WHAT THE TASK REQUIRES ▸ Reproduce all the lines below exactly and omit the images.

DATA EXTRACT ▸
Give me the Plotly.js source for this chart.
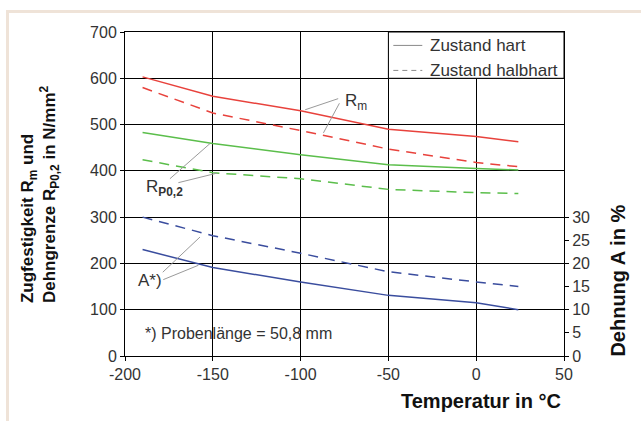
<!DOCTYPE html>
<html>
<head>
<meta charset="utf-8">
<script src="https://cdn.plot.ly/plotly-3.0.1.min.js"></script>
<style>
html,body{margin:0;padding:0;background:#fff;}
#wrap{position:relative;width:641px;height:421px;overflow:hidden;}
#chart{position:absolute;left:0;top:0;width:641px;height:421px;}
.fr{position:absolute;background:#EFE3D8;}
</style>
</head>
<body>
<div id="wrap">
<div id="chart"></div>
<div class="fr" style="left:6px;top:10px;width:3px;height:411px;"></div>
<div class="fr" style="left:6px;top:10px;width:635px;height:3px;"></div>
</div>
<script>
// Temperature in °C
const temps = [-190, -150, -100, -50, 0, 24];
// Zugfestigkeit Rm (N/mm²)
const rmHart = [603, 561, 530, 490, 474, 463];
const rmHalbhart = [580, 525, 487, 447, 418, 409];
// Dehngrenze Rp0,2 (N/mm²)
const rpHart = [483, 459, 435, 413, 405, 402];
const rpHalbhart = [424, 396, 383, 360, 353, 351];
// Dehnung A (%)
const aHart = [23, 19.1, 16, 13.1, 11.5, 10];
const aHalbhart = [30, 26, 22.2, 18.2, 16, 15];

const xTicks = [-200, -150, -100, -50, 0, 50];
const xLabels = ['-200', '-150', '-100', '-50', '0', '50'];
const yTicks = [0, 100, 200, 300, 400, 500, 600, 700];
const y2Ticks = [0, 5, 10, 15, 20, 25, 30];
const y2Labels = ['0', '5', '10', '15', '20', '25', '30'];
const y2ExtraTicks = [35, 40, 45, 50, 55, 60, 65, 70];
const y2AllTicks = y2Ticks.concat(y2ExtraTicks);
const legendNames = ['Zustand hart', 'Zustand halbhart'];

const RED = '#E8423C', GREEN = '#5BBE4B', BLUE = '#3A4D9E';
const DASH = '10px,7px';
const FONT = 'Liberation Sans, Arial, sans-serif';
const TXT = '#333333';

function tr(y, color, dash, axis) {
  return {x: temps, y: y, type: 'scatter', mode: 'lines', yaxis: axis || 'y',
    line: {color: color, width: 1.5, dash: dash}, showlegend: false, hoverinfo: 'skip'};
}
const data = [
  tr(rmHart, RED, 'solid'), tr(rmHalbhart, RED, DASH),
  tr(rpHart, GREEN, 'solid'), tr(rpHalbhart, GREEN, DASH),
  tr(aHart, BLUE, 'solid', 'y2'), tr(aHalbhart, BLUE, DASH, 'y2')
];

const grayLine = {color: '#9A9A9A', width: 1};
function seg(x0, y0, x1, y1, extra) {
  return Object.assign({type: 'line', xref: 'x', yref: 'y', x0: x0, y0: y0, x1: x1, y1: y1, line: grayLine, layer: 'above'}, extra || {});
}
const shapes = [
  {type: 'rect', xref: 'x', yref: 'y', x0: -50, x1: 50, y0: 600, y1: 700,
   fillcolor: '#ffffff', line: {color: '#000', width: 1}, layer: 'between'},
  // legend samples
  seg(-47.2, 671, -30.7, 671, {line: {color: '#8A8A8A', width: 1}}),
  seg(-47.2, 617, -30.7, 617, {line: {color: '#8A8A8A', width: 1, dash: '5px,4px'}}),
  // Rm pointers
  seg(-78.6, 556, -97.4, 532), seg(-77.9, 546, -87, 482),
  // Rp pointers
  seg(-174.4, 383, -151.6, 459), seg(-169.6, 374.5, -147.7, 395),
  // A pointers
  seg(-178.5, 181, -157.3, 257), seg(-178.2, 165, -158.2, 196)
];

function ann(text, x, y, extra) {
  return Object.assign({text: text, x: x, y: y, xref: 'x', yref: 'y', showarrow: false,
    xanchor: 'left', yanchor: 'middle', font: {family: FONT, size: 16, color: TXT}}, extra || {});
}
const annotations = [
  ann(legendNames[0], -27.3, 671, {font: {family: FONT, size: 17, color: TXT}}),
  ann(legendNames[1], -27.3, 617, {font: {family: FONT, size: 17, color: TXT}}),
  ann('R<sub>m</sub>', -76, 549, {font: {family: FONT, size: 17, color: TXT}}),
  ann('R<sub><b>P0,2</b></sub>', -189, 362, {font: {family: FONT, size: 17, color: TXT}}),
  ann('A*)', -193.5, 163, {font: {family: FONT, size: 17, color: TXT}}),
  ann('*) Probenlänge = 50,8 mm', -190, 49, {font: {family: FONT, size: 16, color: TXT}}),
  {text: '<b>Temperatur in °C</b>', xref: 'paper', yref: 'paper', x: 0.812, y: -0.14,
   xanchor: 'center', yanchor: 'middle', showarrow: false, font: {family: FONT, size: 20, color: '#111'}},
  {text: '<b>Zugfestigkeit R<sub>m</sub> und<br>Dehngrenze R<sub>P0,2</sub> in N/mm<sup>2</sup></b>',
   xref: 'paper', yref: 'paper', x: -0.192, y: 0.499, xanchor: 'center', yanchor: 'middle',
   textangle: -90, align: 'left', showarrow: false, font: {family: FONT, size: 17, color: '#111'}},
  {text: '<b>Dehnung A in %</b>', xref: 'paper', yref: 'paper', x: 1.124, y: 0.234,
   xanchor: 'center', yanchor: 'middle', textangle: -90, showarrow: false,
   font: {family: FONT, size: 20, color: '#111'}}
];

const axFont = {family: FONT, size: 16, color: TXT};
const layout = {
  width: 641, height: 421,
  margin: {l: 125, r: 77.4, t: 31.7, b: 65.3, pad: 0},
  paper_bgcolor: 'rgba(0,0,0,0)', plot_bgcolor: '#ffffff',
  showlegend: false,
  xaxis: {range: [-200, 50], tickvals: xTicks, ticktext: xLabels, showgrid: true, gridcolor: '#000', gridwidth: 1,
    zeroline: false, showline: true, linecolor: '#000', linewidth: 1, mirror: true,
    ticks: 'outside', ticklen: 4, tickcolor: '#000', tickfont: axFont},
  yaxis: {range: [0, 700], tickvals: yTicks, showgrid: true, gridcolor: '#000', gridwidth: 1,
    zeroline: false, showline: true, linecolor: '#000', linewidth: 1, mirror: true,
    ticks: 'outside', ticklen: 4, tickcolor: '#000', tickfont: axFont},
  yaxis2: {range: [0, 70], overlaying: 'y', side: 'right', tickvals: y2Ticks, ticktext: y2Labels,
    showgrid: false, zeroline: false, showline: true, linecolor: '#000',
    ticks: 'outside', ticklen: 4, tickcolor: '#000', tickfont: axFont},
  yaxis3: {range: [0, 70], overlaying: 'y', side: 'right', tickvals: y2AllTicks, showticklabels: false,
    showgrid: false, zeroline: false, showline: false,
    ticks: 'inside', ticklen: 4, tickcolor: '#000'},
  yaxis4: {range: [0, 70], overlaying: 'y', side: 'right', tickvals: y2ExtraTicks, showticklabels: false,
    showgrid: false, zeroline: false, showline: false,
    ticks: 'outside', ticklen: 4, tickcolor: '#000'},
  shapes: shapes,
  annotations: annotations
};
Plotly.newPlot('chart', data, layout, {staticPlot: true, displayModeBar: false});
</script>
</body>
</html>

WRITTEN ANSWER ▸
Give me the Plotly.js source for this chart.
<!DOCTYPE html>
<html>
<head>
<meta charset="utf-8">
<script src="https://cdn.plot.ly/plotly-3.0.1.min.js"></script>
<style>
html,body{margin:0;padding:0;background:#fff;}
#wrap{position:relative;width:641px;height:421px;overflow:hidden;}
#chart{position:absolute;left:0;top:0;width:641px;height:421px;}
.fr{position:absolute;background:#EFE3D8;}
</style>
</head>
<body>
<div id="wrap">
<div id="chart"></div>
<div class="fr" style="left:6px;top:10px;width:3px;height:411px;"></div>
<div class="fr" style="left:6px;top:10px;width:635px;height:3px;"></div>
</div>
<script>
// Temperature in °C
const temps = [-190, -150, -100, -50, 0, 24];
// Zugfestigkeit Rm (N/mm²)
const rmHart = [603, 561, 530, 490, 474, 463];
const rmHalbhart = [580, 525, 487, 447, 418, 409];
// Dehngrenze Rp0,2 (N/mm²)
const rpHart = [483, 459, 435, 413, 405, 402];
const rpHalbhart = [424, 396, 383, 360, 353, 351];
// Dehnung A (%)
const aHart = [23, 19.1, 16, 13.1, 11.5, 10];
const aHalbhart = [30, 26, 22.2, 18.2, 16, 15];

const xTicks = [-200, -150, -100, -50, 0, 50];
const xLabels = ['-200', '-150', '-100', '-50', '0', '50'];
const yTicks = [0, 100, 200, 300, 400, 500, 600, 700];
const y2Ticks = [0, 5, 10, 15, 20, 25, 30];
const y2Labels = ['0', '5', '10', '15', '20', '25', '30'];
const y2ExtraTicks = [35, 40, 45, 50, 55, 60, 65, 70];
const y2AllTicks = y2Ticks.concat(y2ExtraTicks);
const legendNames = ['Zustand hart', 'Zustand halbhart'];

const RED = '#E8423C', GREEN = '#5BBE4B', BLUE = '#3A4D9E';
const DASH = '10px,7px';
const FONT = 'Liberation Sans, Arial, sans-serif';
const TXT = '#333333';

function tr(y, color, dash, axis) {
  return {x: temps, y: y, type: 'scatter', mode: 'lines', yaxis: axis || 'y',
    line: {color: color, width: 1.5, dash: dash}, showlegend: false, hoverinfo: 'skip'};
}
const data = [
  tr(rmHart, RED, 'solid'), tr(rmHalbhart, RED, DASH),
  tr(rpHart, GREEN, 'solid'), tr(rpHalbhart, GREEN, DASH),
  tr(aHart, BLUE, 'solid', 'y2'), tr(aHalbhart, BLUE, DASH, 'y2')
];

const grayLine = {color: '#9A9A9A', width: 1};
function seg(x0, y0, x1, y1, extra) {
  return Object.assign({type: 'line', xref: 'x', yref: 'y', x0: x0, y0: y0, x1: x1, y1: y1, line: grayLine, layer: 'above'}, extra || {});
}
const shapes = [
  {type: 'rect', xref: 'x', yref: 'y', x0: -50, x1: 50, y0: 600, y1: 700,
   fillcolor: '#ffffff', line: {color: '#000', width: 1}, layer: 'between'},
  // legend samples
  seg(-47.2, 671, -30.7, 671, {line: {color: '#8A8A8A', width: 1}}),
  seg(-47.2, 617, -30.7, 617, {line: {color: '#8A8A8A', width: 1, dash: '5px,4px'}}),
  // Rm pointers
  seg(-78.6, 556, -97.4, 532), seg(-77.9, 546, -87, 482),
  // Rp pointers
  seg(-174.4, 383, -151.6, 459), seg(-169.6, 374.5, -147.7, 395),
  // A pointers
  seg(-178.5, 181, -157.3, 257), seg(-178.2, 165, -158.2, 196)
];

function ann(text, x, y, extra) {
  return Object.assign({text: text, x: x, y: y, xref: 'x', yref: 'y', showarrow: false,
    xanchor: 'left', yanchor: 'middle', font: {family: FONT, size: 16, color: TXT}}, extra || {});
}
const annotations = [
  ann(legendNames[0], -27.3, 671, {font: {family: FONT, size: 17, color: TXT}}),
  ann(legendNames[1], -27.3, 617, {font: {family: FONT, size: 17, color: TXT}}),
  ann('R<sub>m</sub>', -76, 549, {font: {family: FONT, size: 17, color: TXT}}),
  ann('R<sub><b>P0,2</b></sub>', -189, 362, {font: {family: FONT, size: 17, color: TXT}}),
  ann('A*)', -193.5, 163, {font: {family: FONT, size: 17, color: TXT}}),
  ann('*) Probenlänge = 50,8 mm', -190, 49, {font: {family: FONT, size: 16, color: TXT}}),
  {text: '<b>Temperatur in °C</b>', xref: 'paper', yref: 'paper', x: 0.812, y: -0.14,
   xanchor: 'center', yanchor: 'middle', showarrow: false, font: {family: FONT, size: 20, color: '#111'}},
  {text: '<b>Zugfestigkeit R<sub>m</sub> und<br>Dehngrenze R<sub>P0,2</sub> in N/mm<sup>2</sup></b>',
   xref: 'paper', yref: 'paper', x: -0.192, y: 0.499, xanchor: 'center', yanchor: 'middle',
   textangle: -90, align: 'left', showarrow: false, font: {family: FONT, size: 17, color: '#111'}},
  {text: '<b>Dehnung A in %</b>', xref: 'paper', yref: 'paper', x: 1.124, y: 0.234,
   xanchor: 'center', yanchor: 'middle', textangle: -90, showarrow: false,
   font: {family: FONT, size: 20, color: '#111'}}
];

const axFont = {family: FONT, size: 16, color: TXT};
const layout = {
  width: 641, height: 421,
  margin: {l: 125, r: 77.4, t: 31.7, b: 65.3, pad: 0},
  paper_bgcolor: 'rgba(0,0,0,0)', plot_bgcolor: '#ffffff',
  showlegend: false,
  xaxis: {range: [-200, 50], tickvals: xTicks, ticktext: xLabels, showgrid: true, gridcolor: '#000', gridwidth: 1,
    zeroline: false, showline: true, linecolor: '#000', linewidth: 1, mirror: true,
    ticks: 'outside', ticklen: 4, tickcolor: '#000', tickfont: axFont},
  yaxis: {range: [0, 700], tickvals: yTicks, showgrid: true, gridcolor: '#000', gridwidth: 1,
    zeroline: false, showline: true, linecolor: '#000', linewidth: 1, mirror: true,
    ticks: 'outside', ticklen: 4, tickcolor: '#000', tickfont: axFont},
  yaxis2: {range: [0, 70], overlaying: 'y', side: 'right', tickvals: y2Ticks, ticktext: y2Labels,
    showgrid: false, zeroline: false, showline: true, linecolor: '#000',
    ticks: 'outside', ticklen: 4, tickcolor: '#000', tickfont: axFont},
  yaxis3: {range: [0, 70], overlaying: 'y', side: 'right', tickvals: y2AllTicks, showticklabels: false,
    showgrid: false, zeroline: false, showline: false,
    ticks: 'inside', ticklen: 4, tickcolor: '#000'},
  yaxis4: {range: [0, 70], overlaying: 'y', side: 'right', tickvals: y2ExtraTicks, showticklabels: false,
    showgrid: false, zeroline: false, showline: false,
    ticks: 'outside', ticklen: 4, tickcolor: '#000'},
  shapes: shapes,
  annotations: annotations
};
Plotly.newPlot('chart', data, layout, {staticPlot: true, displayModeBar: false});
</script>
</body>
</html>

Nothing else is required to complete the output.